Ridgely Evers has worked on both sides of the small/big business fence. He spent five years at Intuit, where he led the creation of Quickbooks, an accounting system for small businesses. He’s since served as CEO of a number of internet-based technology companies in the Bay Area and, with his wife, Colleen McGlynn, currently runs DaVero Sonoma Inc., a producer of olive oils, wines and other artisanal food products. Evers is currently managing partner of Establishment Capital Partners, a fund investing in small businesses, and is also a board member of SCORE, “Counselors to America’s Small Business,” which provides mentoring and runs workshops and seminars for 350,000 existing and aspiring small business owners each year. Here, he offers insight on the relative merits of “small” vs. “big” business – and reflects on the leadership qualities required to make small a success.
There are three broad reasons why companies fail or underperform. Firstly, the owners shouldn’t have started the business in the first place; they should have stuck to their day jobs. That accounts for about a third of failures. Secondly, they don’t have access to the capital they need in order to grow their businesses as they’d like to. Thirdly, they make entirely preventable mistakes, which is natural because for most this is the first time they’ve run a business. The solution? Successful leaders create outside support systems where they can go for guidance and advice.

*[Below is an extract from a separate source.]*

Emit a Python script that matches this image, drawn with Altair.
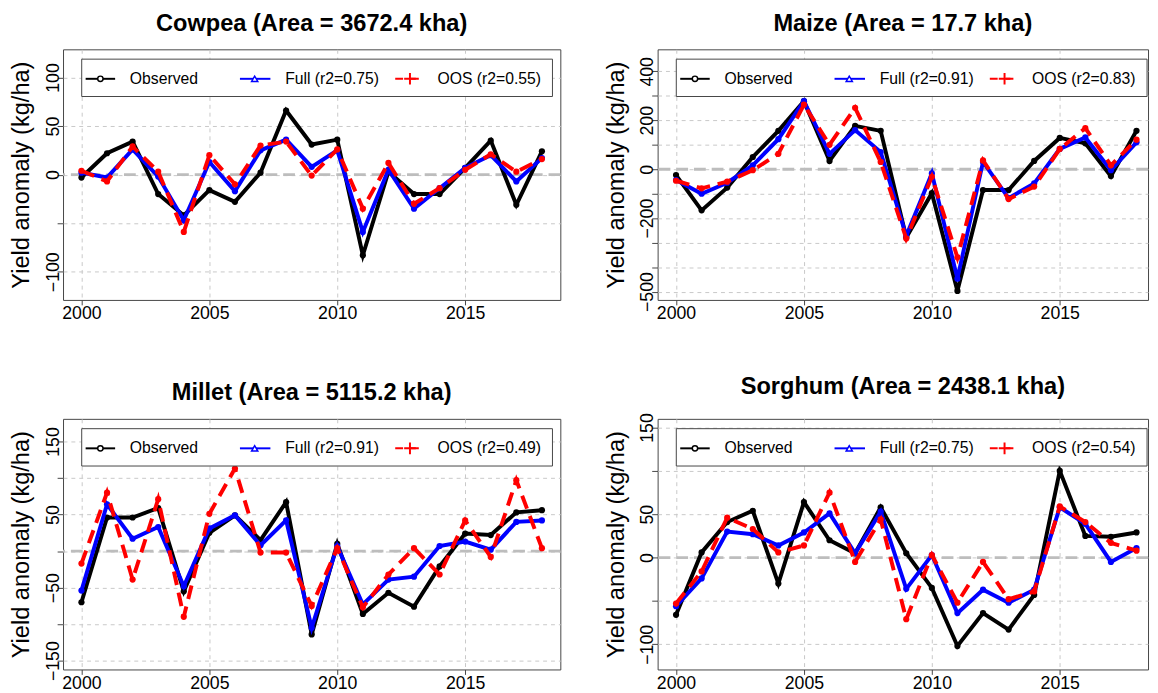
import altair as alt
import pandas as pd

FONT = "Liberation Sans"
GRID = "#c8c8c8"

years = list(range(2000, 2019))

# Cowpea
cowpea_obs = [-3, 22, 34, -20, -42, -16, -28, 2, 66, 31, 36, -83, 3, -20, -20, 7, 35, -31, 24]
cowpea_full = [2, -3, 26, -2, -47, 13, -17, 25, 36, 8, 25, -59, 5, -35, -14, 7, 20, -7, 17]
cowpea_oos = [4, -7, 29, 3, -59, 20, -10, 30, 34, -1, 26, -35, 12, -30, -14, 5, 21, 3, 16]

# Maize
maize_obs = [-24, -168, -75, 50, 157, 278, 34, 177, 157, -279, -98, -497, -85, -85, 34, 128, 106, -28, 157]
maize_full = [-44, -100, -55, 16, 123, 278, 63, 160, 70, -272, -17, -447, 30, -118, -58, 83, 130, -4, 110]
maize_oos = [-47, -78, -51, -4, 63, 264, 100, 251, 30, -283, -31, -360, 36, -122, -71, 83, 168, 16, 121]

# Millet
millet_obs = [-70, 46, 46, 59, -55, 25, 49, 15, 67, -114, 10, -86, -57, -76, -21, 24, 22, 53, 56]
millet_full = [-54, 64, 17, 33, -48, 31, 49, 8, 42, -105, 7, -73, -39, -35, 7, 13, 2, 40, 42]
millet_oos = [-17, 80, -39, 71, -90, 51, 113, -2, -2, -75, 4, -77, -32, 4, -32, 42, -8, 97, 4]

# Sorghum
sorghum_obs = [-66, 6, 41, 54, -30, 64, 20, 5, 58, 5, -35, -102, -64, -83, -43, 100, 25, 24, 29]
sorghum_full = [-56, -24, 30, 27, 14, 29, 51, 5, 53, -36, 3, -64, -37, -52, -37, 58, 39, -5, 11]
sorghum_oos = [-53, -16, 46, 33, 6, 14, 75, -5, 44, -71, 3, -52, -5, -48, -39, 59, 41, 17, 8]

titles = ["Cowpea (Area = 3672.4 kha)", "Maize (Area = 17.7 kha)",
          "Millet (Area = 5115.2 kha)", "Sorghum (Area = 2438.1 kha)"]
r2_full = ["0.75", "0.91", "0.91", "0.75"]
r2_oos = ["0.55", "0.83", "0.49", "0.54"]
y_domains = [[-129, 129], [-534, 490], [-162, 181], [-129, 160]]
y_grids = [[-100, -50, 0, 50, 100],
           [-500, -400, -300, -200, -100, 0, 100, 200, 300, 400],
           [-150, -100, -50, 0, 50, 100, 150],
           [-100, -50, 0, 50, 100, 150]]
y_labels = [[-100, 0, 50, 100], [-500, -200, 0, 200, 400],
            [-150, -50, 50, 150], [-100, 0, 50, 150]]
x_ticks = [2000, 2005, 2010, 2015]

PW = 506
PH = 255
PX = PW / 19.44


def panel(i, obs, full, oos, width):
    df = pd.DataFrame({"year": years, "obs": obs, "full": full, "oos": oos})
    xmax = 1999.28 + width / PX
    xs = alt.Scale(domain=[1999.28, xmax], nice=False, zero=False)
    ys = alt.Scale(domain=y_domains[i], nice=False, zero=False)
    expr = "indexof([" + ",".join(str(v) for v in y_labels[i]) + "], datum.value) >= 0 ? datum.label : ''"
    xaxis = alt.Axis(values=x_ticks, format="d", title=None, grid=True, gridDash=[4, 4],
                     gridColor=GRID, domain=False, tickColor="#444", tickSize=5,
                     labelFontSize=18, labelPadding=0, labelColor="black", labelFont=FONT)
    yaxis = alt.Axis(values=y_grids[i], labelExpr=expr, title="Yield anomaly (kg/ha)",
                     titleFontSize=24, titleFontWeight="normal", titleFont=FONT,
                     titleColor="black", titlePadding=11, grid=True, gridDash=[4, 4],
                     gridColor=GRID, domain=False, tickColor="#444", tickSize=6,
                     labelAngle=270, labelAlign="center", labelBaseline="alphabetic",
                     labelFontSize=18, labelPadding=-1, labelFont=FONT, labelColor="black")
    base = alt.Chart(df)
    one = pd.DataFrame({"k": [0]})

    zero = alt.Chart(pd.DataFrame({"z": [0]})).mark_rule(
        color="#bdbdbd", strokeWidth=3, strokeDash=[12, 6]
    ).encode(y=alt.Y("z:Q", scale=ys, axis=yaxis))

    layers = [zero]
    for col, color, dash in [("obs", "black", None), ("full", "#0000ff", None), ("oos", "#ff0000", [14, 8])]:
        kw = dict(color=color, strokeWidth=4)
        if dash:
            kw["strokeDash"] = dash
        enc_x = alt.X("year:Q", scale=xs, axis=xaxis)
        enc_y = alt.Y(f"{col}:Q", scale=ys, axis=yaxis)
        layers.append(base.mark_line(**kw).encode(x=enc_x, y=enc_y))
        layers.append(base.mark_circle(color=color, size=40, opacity=1).encode(x=enc_x, y=enc_y))

    # legend
    ly = 30
    leg = [
        alt.Chart(one).mark_rect(fill="white", stroke="#444", strokeWidth=1).encode(
            x=alt.value(19), x2=alt.value(498), y=alt.value(10), y2=alt.value(48)),
        alt.Chart(one).mark_rule(color="black", strokeWidth=2).encode(
            x=alt.value(23), x2=alt.value(53), y=alt.value(ly)),
        alt.Chart(one).mark_point(shape="circle", filled=True, fill="white", stroke="black",
                                  strokeWidth=1.5, size=30, opacity=1).encode(
            x=alt.value(38), y=alt.value(ly)),
        alt.Chart(one).mark_rule(color="#0000ff", strokeWidth=2).encode(
            x=alt.value(180), x2=alt.value(211), y=alt.value(ly)),
        alt.Chart(one).mark_point(shape="triangle-up", filled=True, fill="white", stroke="#0000ff",
                                  strokeWidth=1.5, size=40, opacity=1).encode(
            x=alt.value(195), y=alt.value(ly)),
        alt.Chart(one).mark_rule(color="#ff0000", strokeWidth=2, strokeDash=[8, 8]).encode(
            x=alt.value(338), x2=alt.value(368), y=alt.value(ly)),
        alt.Chart(one).mark_point(shape="M-1,0L1,0M0,-1L0,1", filled=False, stroke="#ff0000",
                                  strokeWidth=2, size=140, opacity=1).encode(
            x=alt.value(353), y=alt.value(ly)),
    ]
    for txt, xp in [("Observed", 68), (f"Full (r2={r2_full[i]})", 226), (f"OOS (r2={r2_oos[i]})", 381)]:
        leg.append(alt.Chart(one).mark_text(text=txt, align="left", baseline="middle", fontSize=16,
                                            font=FONT, color="black").encode(
            x=alt.value(xp), y=alt.value(ly)))
    layers += leg
    return alt.layer(*layers).properties(
        width=width, height=PH,
        title=alt.TitleParams(text=titles[i], fontSize=24, fontWeight="bold", font=FONT,
                              anchor="middle", frame="group", offset=14, color="black"),
    )


RW = 499
p1 = panel(0, cowpea_obs, cowpea_full, cowpea_oos, PW)
p2 = panel(1, maize_obs, maize_full, maize_oos, RW)
p3 = panel(2, millet_obs, millet_full, millet_oos, PW)
p4 = panel(3, sorghum_obs, sorghum_full, sorghum_oos, RW)

row1 = alt.hconcat(p1, p2, spacing=42)
row2 = alt.hconcat(p3, p4, spacing=42)
chart = alt.vconcat(row1, row2, spacing=52).properties(
    padding={"left": 1, "top": -3, "right": 0, "bottom": 0}
).configure_view(stroke="#444", strokeWidth=1)

chart.save("out.html", embed_options={"renderer": "svg", "actions": False})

Anyone who’s using their financials to drive their business is doing the equivalent of driving their car in the rearview mirror. It’s never a happy outcome. You should check your financials often, just as you do the rearview mirror. But the important stuff is happening elsewhere. Your customers, your people, your competition, etc., are where you should focus your attention.
Keep the customer satisfied. One of my favorite metrics is the Net Promoter Score – the one that holds companies and employees accountable for how they treat their customers. It tells you whether you have delighted the customer, so that they walk away saying, “That was a really good experience,” and come back again, and tell their friends to do the same. Word of mouth is absolutely crucial, because advertising is often not an efficient mechanism for small business. If your NPS is low, you have serious problems.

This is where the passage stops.